Other languages have been studied over the years, but only recently we came across one (that we call ‘voracious’) giving the bi-automaticity of Coxeter groups. In this minicourse we will explain the proof of our theorem. It involves the Parallel Wall Theorem of Brink and Howlett, the CAT(0) geometry of the Davis complex, and the bipodality of Dyer and Hohlweg.
Pre-requisites: Before the minicourse, please read Sections 1.1, 2.1, and 2.2 of the book ‘Lectures on buildings’ by Ronan.
5 Genevieve Walsh
TITLE: Examples of infinite groups, their ℓ2-homology and boundaries.

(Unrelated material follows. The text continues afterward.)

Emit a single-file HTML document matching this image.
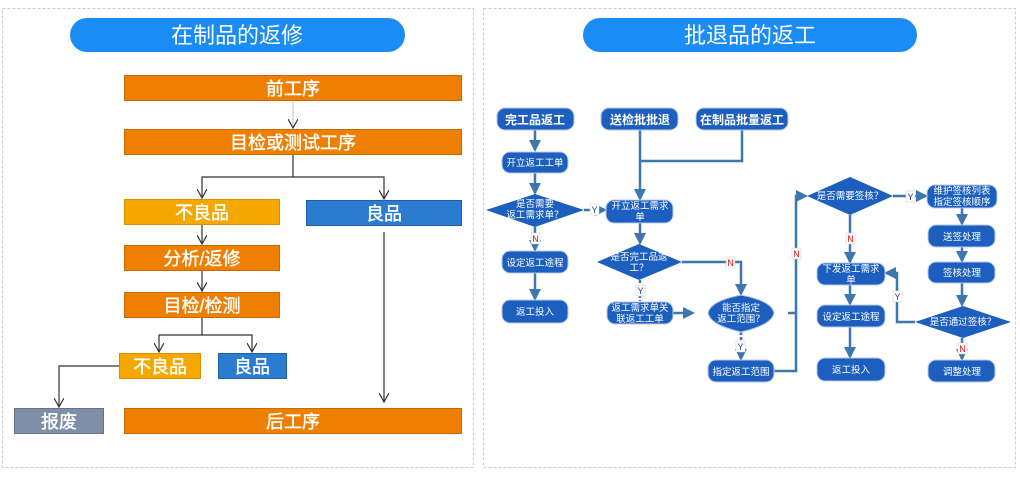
<!DOCTYPE html>
<html><head><meta charset="utf-8"><style>
html,body{margin:0;padding:0;background:#fff;}
svg{display:block;font-family:"Liberation Sans","Noto Sans CJK SC",sans-serif;}
</style></head><body>
<svg width="1020" height="500" viewBox="0 0 1020 500" xmlns="http://www.w3.org/2000/svg">
<defs>
<marker id="oa" markerWidth="10" markerHeight="10" refX="9" refY="5" orient="auto" markerUnits="userSpaceOnUse" viewBox="0 0 10 10"><path d="M0,0 L9,5 L0,10" fill="none" stroke="#333" stroke-width="1.2"/></marker>
<marker id="ba" markerWidth="12" markerHeight="12" refX="10" refY="6" orient="auto" markerUnits="userSpaceOnUse" viewBox="0 0 12 12"><path d="M0,0 L12,6 L0,12 z" fill="#3d77ad"/></marker>
</defs>
<rect x="2.5" y="8.5" width="471" height="459" fill="none" stroke="#ccc" stroke-dasharray="3,2"/>
<rect x="483.5" y="8.5" width="532" height="459" fill="none" stroke="#ccc" stroke-dasharray="3,2"/>
<rect x="70" y="18" width="335" height="34" rx="17" fill="#1a8cf5"/>
<text x="237" y="43" font-size="22" fill="#fff" text-anchor="middle">在制品的返修</text>
<rect x="583" y="18" width="334" height="34" rx="17" fill="#1a8cf5"/>
<text x="750" y="43" font-size="22" fill="#fff" text-anchor="middle">批退品的返工</text>

<g stroke-width="1" font-size="18" fill="#fff" text-anchor="middle">
<rect x="124.5" y="75.5" width="337" height="25" fill="#ee7f00" stroke="#c96a00"/>
<rect x="124.5" y="129.5" width="337" height="25" fill="#ee7f00" stroke="#c96a00"/>
<rect x="124.5" y="199.5" width="155" height="25" fill="#f5a800" stroke="#d99000"/>
<rect x="306.5" y="200.5" width="155" height="25" fill="#2b7bd0" stroke="#1d5fa8"/>
<rect x="124.5" y="245.5" width="155" height="25" fill="#ee7f00" stroke="#c96a00"/>
<rect x="124.5" y="292.5" width="155" height="25" fill="#ee7f00" stroke="#c96a00"/>
<rect x="119.5" y="353.5" width="81" height="25" fill="#f5a800" stroke="#d99000"/>
<rect x="218.5" y="353.5" width="68" height="25" fill="#2b7bd0" stroke="#1d5fa8"/>
<rect x="14.5" y="408.5" width="89" height="25" fill="#7f8fa8" stroke="#66758c"/>
<rect x="124.5" y="408.5" width="337" height="25" fill="#ee7f00" stroke="#c96a00"/>
<g stroke="#fff" stroke-width="0.4">
<text x="293" y="95">前工序</text>
<text x="293" y="149">目检或测试工序</text>
<text x="202" y="219">不良品</text>
<text x="384" y="220">良品</text>
<text x="202" y="265">分析/返修</text>
<text x="202" y="312">目检/检测</text>
<text x="160" y="373">不良品</text>
<text x="252" y="373">良品</text>
<text x="59" y="428">报废</text>
<text x="293" y="428">后工序</text>
</g></g>
<g stroke="#333" stroke-width="1.2" fill="none">
<line x1="293" y1="101" x2="293" y2="128" stroke="#ccc" marker-end="url(#oa)"/>
<polyline points="293,155 293,177 202,177 202,198" marker-end="url(#oa)"/>
<polyline points="293,177 384,177 384,199" marker-end="url(#oa)"/>
<line x1="202" y1="225" x2="202" y2="244" marker-end="url(#oa)"/>
<line x1="202" y1="271" x2="202" y2="291" marker-end="url(#oa)"/>
<polyline points="202,318 202,335 159,335 159,352" marker-end="url(#oa)"/>
<polyline points="202,335 252,335 252,352" marker-end="url(#oa)"/>
<polyline points="119,366 59,366 59,407" marker-end="url(#oa)"/>
<line x1="384" y1="232" x2="384" y2="402" marker-end="url(#oa)"/>
</g>

<g stroke="#3d77ad" stroke-width="2.5" fill="none">
<line x1="535" y1="130" x2="535" y2="150" marker-end="url(#ba)"/>
<line x1="535" y1="173" x2="535" y2="193" marker-end="url(#ba)"/>
<line x1="584" y1="210" x2="605" y2="210" marker-end="url(#ba)"/>
<line x1="535" y1="227" x2="535" y2="250" marker-end="url(#ba)"/>
<line x1="535" y1="273" x2="535" y2="299" marker-end="url(#ba)"/>
<line x1="640" y1="130" x2="640" y2="199" marker-end="url(#ba)"/>
<polyline points="742,130 742,161 640,161"/>
<line x1="640" y1="223" x2="640" y2="243" marker-end="url(#ba)"/>
<line x1="640" y1="280" x2="640" y2="301" stroke-dasharray="3,2"/>
<polyline points="682,262 741,262 741,294" marker-end="url(#ba)"/>
<line x1="673" y1="313" x2="693" y2="313" marker-end="url(#ba)"/>
<line x1="741" y1="332" x2="741" y2="359" stroke-dasharray="3,2" marker-end="url(#ba)"/>
<polyline points="774,371 796,371 796,196 806,196" marker-end="url(#ba)"/>
<line x1="788" y1="313" x2="796" y2="313"/>
<line x1="850" y1="215" x2="850" y2="262" marker-end="url(#ba)"/>
<line x1="893" y1="196" x2="926" y2="196" marker-end="url(#ba)"/>
<line x1="962" y1="208" x2="962" y2="224" marker-end="url(#ba)"/>
<line x1="962" y1="247" x2="962" y2="261" marker-end="url(#ba)"/>
<line x1="962" y1="283" x2="962" y2="305" marker-end="url(#ba)"/>
<line x1="962" y1="338" x2="962" y2="359" marker-end="url(#ba)"/>
<polyline points="915,322 897,322 897,273 886,273" marker-end="url(#ba)"/>
<line x1="850" y1="285" x2="850" y2="304" marker-end="url(#ba)"/>
<line x1="850" y1="327" x2="850" y2="357" marker-end="url(#ba)"/>
</g>

<g fill="#1d5fbf" stroke="#b9c9ee" stroke-width="1">
<rect x="497" y="108" width="77" height="22" rx="8"/>
<rect x="601" y="108" width="77" height="22" rx="8"/>
<rect x="696" y="108" width="92" height="22" rx="8"/>
<rect x="502" y="152" width="66" height="21" rx="8"/>
<rect x="502" y="251" width="66" height="22" rx="8"/>
<rect x="502" y="300" width="66" height="23" rx="8"/>
<rect x="606" y="200" width="67" height="23" rx="8"/>
<rect x="607" y="302" width="66" height="22" rx="8"/>
<rect x="708" y="360" width="66" height="22" rx="8"/>
<rect x="927" y="185" width="70" height="23" rx="8"/>
<rect x="928" y="225" width="67" height="22" rx="8"/>
<rect x="928" y="262" width="67" height="21" rx="8"/>
<rect x="928" y="360" width="67" height="22" rx="8"/>
<rect x="817" y="263" width="68" height="22" rx="8"/>
<rect x="817" y="305" width="68" height="22" rx="8"/>
<rect x="817" y="358" width="68" height="23" rx="8"/>
<polygon points="486,210 535,194 584,210 535,227" stroke="none"/>
<polygon points="597,262 639,244 682,262 639,280" stroke="none"/>
<path d="M708,313 Q710,301 741,295 Q772,301 774,313 Q772,325 741,332 Q710,325 708,313z"/>
<polygon points="807,196 850,177 893,196 850,215" stroke="none"/>
<polygon points="915,322 963,306 1011,322 963,338" stroke="none"/>
</g>
<g fill="#fff" text-anchor="middle" font-size="12" font-weight="bold">
<text x="535" y="124">完工品返工</text>
<text x="640" y="124">送检批批退</text>
<text x="742" y="124">在制品批量返工</text>
</g>
<g fill="#fff" text-anchor="middle" font-size="9.5">
<text x="535" y="166">开立返工工单</text>
<text x="535" y="207">是否需要</text><text x="535" y="218">返工需求单？</text>
<text x="535" y="266">设定返工途程</text>
<text x="535" y="315">返工投入</text>
<text x="640" y="209">开立返工需求</text><text x="640" y="220">单</text>
<text x="639" y="260">是否完工品返</text><text x="639" y="271">工？</text>
<text x="640" y="311">返工需求单关</text><text x="640" y="322">联返工工单</text>
<text x="741" y="311">能否指定</text><text x="741" y="322">返工范围？</text>
<text x="741" y="375">指定返工范围</text>
<text x="850" y="199">是否需要签核？</text>
<text x="962" y="194">维护签核列表</text><text x="962" y="205">指定签核顺序</text>
<text x="962" y="240">送签处理</text>
<text x="962" y="276">签核处理</text>
<text x="963" y="325">是否通过签核？</text>
<text x="962" y="375">调整处理</text>
<text x="851" y="272">下发返工需求</text><text x="851" y="283">单</text>
<text x="851" y="320">设定返工途程</text>
<text x="851" y="373">返工投入</text>
</g>
<g font-size="9" text-anchor="middle">
<g fill="#fff" stroke="#ccc" stroke-width="0.5">
<rect x="590" y="204" width="9" height="11"/><rect x="531" y="233" width="9" height="11"/>
<rect x="726" y="257" width="9" height="11"/><rect x="636" y="285" width="9" height="11"/>
<rect x="736" y="341" width="9" height="11"/><rect x="792" y="248" width="9" height="11"/>
<rect x="846" y="233" width="9" height="11"/><rect x="906" y="191" width="9" height="11"/>
<rect x="893" y="291" width="9" height="11"/><rect x="958" y="343" width="9" height="11"/>
</g>
<g fill="#2a3a8a"><text x="594.5" y="213">Y</text><text x="640.5" y="294">Y</text><text x="740.5" y="350">Y</text><text x="910.5" y="200">Y</text><text x="897.5" y="300">Y</text></g>
<g fill="#e01010"><text x="535.5" y="242">N</text><text x="730.5" y="266">N</text><text x="796.5" y="257">N</text><text x="850.5" y="242">N</text><text x="962.5" y="352">N</text></g>
</g>
</svg>
</body></html>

ABSTRACT: We will study groups acting geometrically on infinite polyhedral complexes. A good example to think of is the fundamental group of a surface Sg acting on the universal cover of a triangulated Sg. We will define, discuss, and state some properties of two very useful invariants of these spaces/actions: the ℓ2-homology of the space and the (Gromov) boundary of the space when it is hyperbolic. There will be many examples, which will hopefully lead to some intuition about these invariants. Possible second week problem based on Matt Clay’s paper ‘ℓ2-homology of the free group’.
Pre-requisites: Background that might be helpful includes some topology and covering space theory (for example Hatcher chapter 1), familiarity with simplicial homology, CW complexes, geometry of H2.